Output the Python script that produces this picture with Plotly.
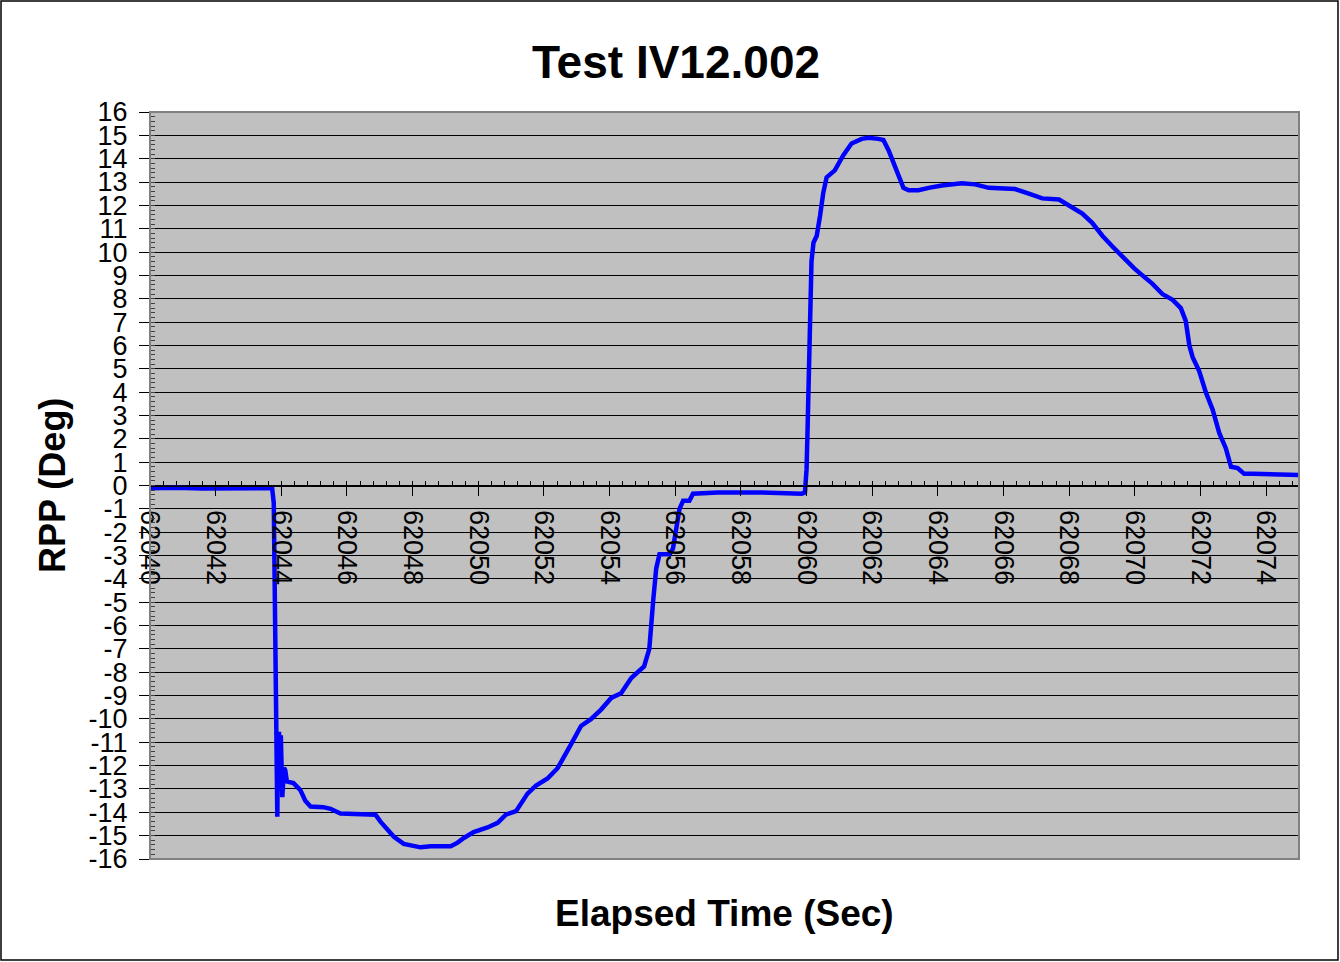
import plotly.graph_objects as go

# Test IV12.002 - RPP trace
elapsed_time = [
    62040.00, 62040.80, 62041.60, 62042.40, 62043.20, 62043.70, 62043.72, 62043.77,
    62043.80, 62043.82, 62043.85, 62043.878, 62043.90, 62043.93, 62043.96, 62043.985,
    62044.03, 62044.08, 62044.12, 62044.17, 62044.37, 62044.58, 62044.73, 62044.89,
    62045.28, 62045.50, 62045.80, 62046.41, 62046.87, 62047.02, 62047.23, 62047.43,
    62047.73, 62048.03, 62048.24, 62048.55, 62049.16, 62049.37, 62049.56, 62049.86,
    62050.28, 62050.59, 62050.84, 62051.15, 62051.30, 62051.50, 62051.76, 62052.11,
    62052.42, 62052.57, 62052.82, 62053.13, 62053.44, 62053.74, 62054.05, 62054.35,
    62054.66, 62055.05, 62055.21, 62055.33, 62055.42, 62055.52, 62055.83, 62055.93,
    62056.03, 62056.13, 62056.24, 62056.43, 62056.54, 62057.30, 62058.63, 62059.85,
    62059.95, 62060.00, 62060.03, 62060.09, 62060.12, 62060.15, 62060.21, 62060.31,
    62060.41, 62060.51, 62060.61, 62060.86, 62061.12, 62061.37, 62061.68, 62061.88,
    62062.19, 62062.34, 62062.50, 62062.65, 62062.80, 62062.95, 62063.11, 62063.41,
    62063.72, 62064.12, 62064.73, 62065.13, 62065.55, 62066.35, 62066.77, 62067.18,
    62067.69, 62067.99, 62068.40, 62068.70, 62069.01, 62069.31, 62069.62, 62069.98,
    62070.23, 62070.53, 62070.84, 62071.15, 62071.40, 62071.55, 62071.66, 62071.76,
    62071.96, 62072.16, 62072.37, 62072.57, 62072.77, 62072.93, 62073.13, 62073.33,
    62073.59, 62074.30, 62075.00,
]
rpp_deg = [
    -0.12, -0.10, -0.13, -0.11, -0.12, -0.10, -0.12, -0.75,
    -5.90, -9.20, -11.50, -14.19, -11.00, -10.55, -13.00, -10.70,
    -13.35, -12.10, -12.20, -12.68, -12.75, -13.05, -13.50, -13.75,
    -13.78, -13.85, -14.05, -14.10, -14.10, -14.40, -14.70, -15.05,
    -15.35, -15.45, -15.50, -15.45, -15.45, -15.30, -15.10, -14.85,
    -14.65, -14.45, -14.10, -13.95, -13.60, -13.20, -12.85, -12.55,
    -12.10, -11.75, -11.10, -10.30, -10.00, -9.60, -9.10, -8.90,
    -8.25, -7.75, -7.00, -4.90, -3.55, -2.95, -2.95, -2.70,
    -1.85, -1.00, -0.65, -0.65, -0.35, -0.30, -0.30, -0.35,
    -0.30, 0.70, 2.40, 5.40, 8.00, 9.60, 10.40, 10.70,
    11.55, 12.55, 13.20, 13.50, 14.15, 14.65, 14.85, 14.90,
    14.85, 14.80, 14.35, 13.80, 13.20, 12.75, 12.65, 12.65,
    12.75, 12.85, 12.95, 12.90, 12.75, 12.70, 12.50, 12.30,
    12.25, 12.00, 11.65, 11.25, 10.70, 10.25, 9.80, 9.30,
    9.00, 8.65, 8.20, 7.95, 7.60, 7.05, 6.00, 5.50,
    4.90, 4.00, 3.25, 2.25, 1.60, 0.80, 0.75, 0.50,
    0.50, 0.47, 0.45,
]

# y tick labels use a plain hyphen like the original (Excel style)
y_tick_vals = [-16, -15, -14, -13, -12, -11, -10, -9, -8, -7, -6, -5, -4, -3, -2, -1,
               0, 1, 2, 3, 4, 5, 6, 7, 8, 9, 10, 11, 12, 13, 14, 15, 16]
y_tick_text = [str(v) for v in y_tick_vals]

W, H = 1340, 962
ML, MR, MT, MB = 150, 41, 112, 103
PW, PH = W - ML - MR, H - MT - MB
FONT = "Liberation Sans, Arial, sans-serif"

fig = go.Figure()
fig.add_trace(go.Scatter(
    x=elapsed_time, y=rpp_deg, mode="lines",
    line=dict(color="#0000FF", width=4.5),
    showlegend=False, hoverinfo="x+y",
))

fig.update_layout(
    width=W, height=H,
    margin=dict(l=ML, r=MR, t=MT, b=MB),
    paper_bgcolor="white", plot_bgcolor="#C0C0C0",
    font=dict(family=FONT, color="black", size=27),
    title=dict(text="<b>Test IV12.002</b>", x=676 / W, xanchor="center",
               y=1 - 62 / H, yanchor="middle", font=dict(size=46, family=FONT)),
    xaxis=dict(
        range=[62040, 62075], dtick=2, tick0=62040, tickformat="d",
        tickangle=90, anchor="free", position=0.5,
        showline=True, linecolor="black", linewidth=1,
        ticks="outside", ticklen=9, tickcolor="black", ticklabelstandoff=9,
        minor=dict(dtick=0.4, ticks="inside", ticklen=5, tickcolor="black", showgrid=False),
        showgrid=False, zeroline=False, tickfont=dict(size=27),
    ),
    yaxis=dict(
        range=[-16, 16], tickmode="array", tickvals=y_tick_vals, ticktext=y_tick_text,
        showline=True, linecolor="black", linewidth=1,
        ticks="outside", ticklen=10, tickcolor="black", ticklabelstandoff=6,
        minor=dict(dtick=0.2, tick0=0, ticks="inside", ticklen=5, tickcolor="#404040", showgrid=False),
        showgrid=True, gridcolor="black", gridwidth=1, zeroline=False,
        tickfont=dict(size=27),
    ),
)

# axis titles (x title sits at the bottom, not next to the zero-crossing axis)
fig.add_annotation(text="<b>Elapsed Time (Sec)</b>", xref="paper", yref="paper",
                   x=0.5, y=-(913 - (MT + PH)) / PH, xanchor="center", yanchor="middle",
                   showarrow=False, font=dict(size=37, family=FONT))
fig.add_annotation(text="<b>RPP (Deg)</b>", xref="paper", yref="paper",
                   x=-(ML - 52) / PW, y=(MT + PH - 486) / PH, xanchor="center", yanchor="middle",
                   textangle=-90, showarrow=False, font=dict(size=36, family=FONT))

# plot area border and outer chart frame
fig.add_shape(type="rect", xref="paper", yref="paper", x0=0, y0=0, x1=1, y1=1,
              line=dict(color="#808080", width=2), layer="above")
fig.add_shape(type="rect", xref="paper", yref="paper",
              x0=(1 - ML) / PW, x1=(1338 - ML) / PW,
              y0=(MT + PH - 960) / PH, y1=(MT + PH - 1) / PH,
              line=dict(color="black", width=1.5))

# page margin off so the figure sits at the window's top-left corner
fig.write_html("out.html", config={"displayModeBar": False},
               post_script="document.body.style.margin='0';")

━━━━━━━━━━━━━━━━━━━━━━━━━━━━━━

WRITTEN REQUEST
Return the whole listing, word for word, and leave out every picture.

WRITTEN RESPONSE
Output the Python script that produces this picture with Plotly.
import plotly.graph_objects as go

# Test IV12.002 - RPP trace
elapsed_time = [
    62040.00, 62040.80, 62041.60, 62042.40, 62043.20, 62043.70, 62043.72, 62043.77,
    62043.80, 62043.82, 62043.85, 62043.878, 62043.90, 62043.93, 62043.96, 62043.985,
    62044.03, 62044.08, 62044.12, 62044.17, 62044.37, 62044.58, 62044.73, 62044.89,
    62045.28, 62045.50, 62045.80, 62046.41, 62046.87, 62047.02, 62047.23, 62047.43,
    62047.73, 62048.03, 62048.24, 62048.55, 62049.16, 62049.37, 62049.56, 62049.86,
    62050.28, 62050.59, 62050.84, 62051.15, 62051.30, 62051.50, 62051.76, 62052.11,
    62052.42, 62052.57, 62052.82, 62053.13, 62053.44, 62053.74, 62054.05, 62054.35,
    62054.66, 62055.05, 62055.21, 62055.33, 62055.42, 62055.52, 62055.83, 62055.93,
    62056.03, 62056.13, 62056.24, 62056.43, 62056.54, 62057.30, 62058.63, 62059.85,
    62059.95, 62060.00, 62060.03, 62060.09, 62060.12, 62060.15, 62060.21, 62060.31,
    62060.41, 62060.51, 62060.61, 62060.86, 62061.12, 62061.37, 62061.68, 62061.88,
    62062.19, 62062.34, 62062.50, 62062.65, 62062.80, 62062.95, 62063.11, 62063.41,
    62063.72, 62064.12, 62064.73, 62065.13, 62065.55, 62066.35, 62066.77, 62067.18,
    62067.69, 62067.99, 62068.40, 62068.70, 62069.01, 62069.31, 62069.62, 62069.98,
    62070.23, 62070.53, 62070.84, 62071.15, 62071.40, 62071.55, 62071.66, 62071.76,
    62071.96, 62072.16, 62072.37, 62072.57, 62072.77, 62072.93, 62073.13, 62073.33,
    62073.59, 62074.30, 62075.00,
]
rpp_deg = [
    -0.12, -0.10, -0.13, -0.11, -0.12, -0.10, -0.12, -0.75,
    -5.90, -9.20, -11.50, -14.19, -11.00, -10.55, -13.00, -10.70,
    -13.35, -12.10, -12.20, -12.68, -12.75, -13.05, -13.50, -13.75,
    -13.78, -13.85, -14.05, -14.10, -14.10, -14.40, -14.70, -15.05,
    -15.35, -15.45, -15.50, -15.45, -15.45, -15.30, -15.10, -14.85,
    -14.65, -14.45, -14.10, -13.95, -13.60, -13.20, -12.85, -12.55,
    -12.10, -11.75, -11.10, -10.30, -10.00, -9.60, -9.10, -8.90,
    -8.25, -7.75, -7.00, -4.90, -3.55, -2.95, -2.95, -2.70,
    -1.85, -1.00, -0.65, -0.65, -0.35, -0.30, -0.30, -0.35,
    -0.30, 0.70, 2.40, 5.40, 8.00, 9.60, 10.40, 10.70,
    11.55, 12.55, 13.20, 13.50, 14.15, 14.65, 14.85, 14.90,
    14.85, 14.80, 14.35, 13.80, 13.20, 12.75, 12.65, 12.65,
    12.75, 12.85, 12.95, 12.90, 12.75, 12.70, 12.50, 12.30,
    12.25, 12.00, 11.65, 11.25, 10.70, 10.25, 9.80, 9.30,
    9.00, 8.65, 8.20, 7.95, 7.60, 7.05, 6.00, 5.50,
    4.90, 4.00, 3.25, 2.25, 1.60, 0.80, 0.75, 0.50,
    0.50, 0.47, 0.45,
]

# y tick labels use a plain hyphen like the original (Excel style)
y_tick_vals = [-16, -15, -14, -13, -12, -11, -10, -9, -8, -7, -6, -5, -4, -3, -2, -1,
               0, 1, 2, 3, 4, 5, 6, 7, 8, 9, 10, 11, 12, 13, 14, 15, 16]
y_tick_text = [str(v) for v in y_tick_vals]

W, H = 1340, 962
ML, MR, MT, MB = 150, 41, 112, 103
PW, PH = W - ML - MR, H - MT - MB
FONT = "Liberation Sans, Arial, sans-serif"

fig = go.Figure()
fig.add_trace(go.Scatter(
    x=elapsed_time, y=rpp_deg, mode="lines",
    line=dict(color="#0000FF", width=4.5),
    showlegend=False, hoverinfo="x+y",
))

fig.update_layout(
    width=W, height=H,
    margin=dict(l=ML, r=MR, t=MT, b=MB),
    paper_bgcolor="white", plot_bgcolor="#C0C0C0",
    font=dict(family=FONT, color="black", size=27),
    title=dict(text="<b>Test IV12.002</b>", x=676 / W, xanchor="center",
               y=1 - 62 / H, yanchor="middle", font=dict(size=46, family=FONT)),
    xaxis=dict(
        range=[62040, 62075], dtick=2, tick0=62040, tickformat="d",
        tickangle=90, anchor="free", position=0.5,
        showline=True, linecolor="black", linewidth=1,
        ticks="outside", ticklen=9, tickcolor="black", ticklabelstandoff=9,
        minor=dict(dtick=0.4, ticks="inside", ticklen=5, tickcolor="black", showgrid=False),
        showgrid=False, zeroline=False, tickfont=dict(size=27),
    ),
    yaxis=dict(
        range=[-16, 16], tickmode="array", tickvals=y_tick_vals, ticktext=y_tick_text,
        showline=True, linecolor="black", linewidth=1,
        ticks="outside", ticklen=10, tickcolor="black", ticklabelstandoff=6,
        minor=dict(dtick=0.2, tick0=0, ticks="inside", ticklen=5, tickcolor="#404040", showgrid=False),
        showgrid=True, gridcolor="black", gridwidth=1, zeroline=False,
        tickfont=dict(size=27),
    ),
)

# axis titles (x title sits at the bottom, not next to the zero-crossing axis)
fig.add_annotation(text="<b>Elapsed Time (Sec)</b>", xref="paper", yref="paper",
                   x=0.5, y=-(913 - (MT + PH)) / PH, xanchor="center", yanchor="middle",
                   showarrow=False, font=dict(size=37, family=FONT))
fig.add_annotation(text="<b>RPP (Deg)</b>", xref="paper", yref="paper",
                   x=-(ML - 52) / PW, y=(MT + PH - 486) / PH, xanchor="center", yanchor="middle",
                   textangle=-90, showarrow=False, font=dict(size=36, family=FONT))

# plot area border and outer chart frame
fig.add_shape(type="rect", xref="paper", yref="paper", x0=0, y0=0, x1=1, y1=1,
              line=dict(color="#808080", width=2), layer="above")
fig.add_shape(type="rect", xref="paper", yref="paper",
              x0=(1 - ML) / PW, x1=(1338 - ML) / PW,
              y0=(MT + PH - 960) / PH, y1=(MT + PH - 1) / PH,
              line=dict(color="black", width=1.5))

# page margin off so the figure sits at the window's top-left corner
fig.write_html("out.html", config={"displayModeBar": False},
               post_script="document.body.style.margin='0';")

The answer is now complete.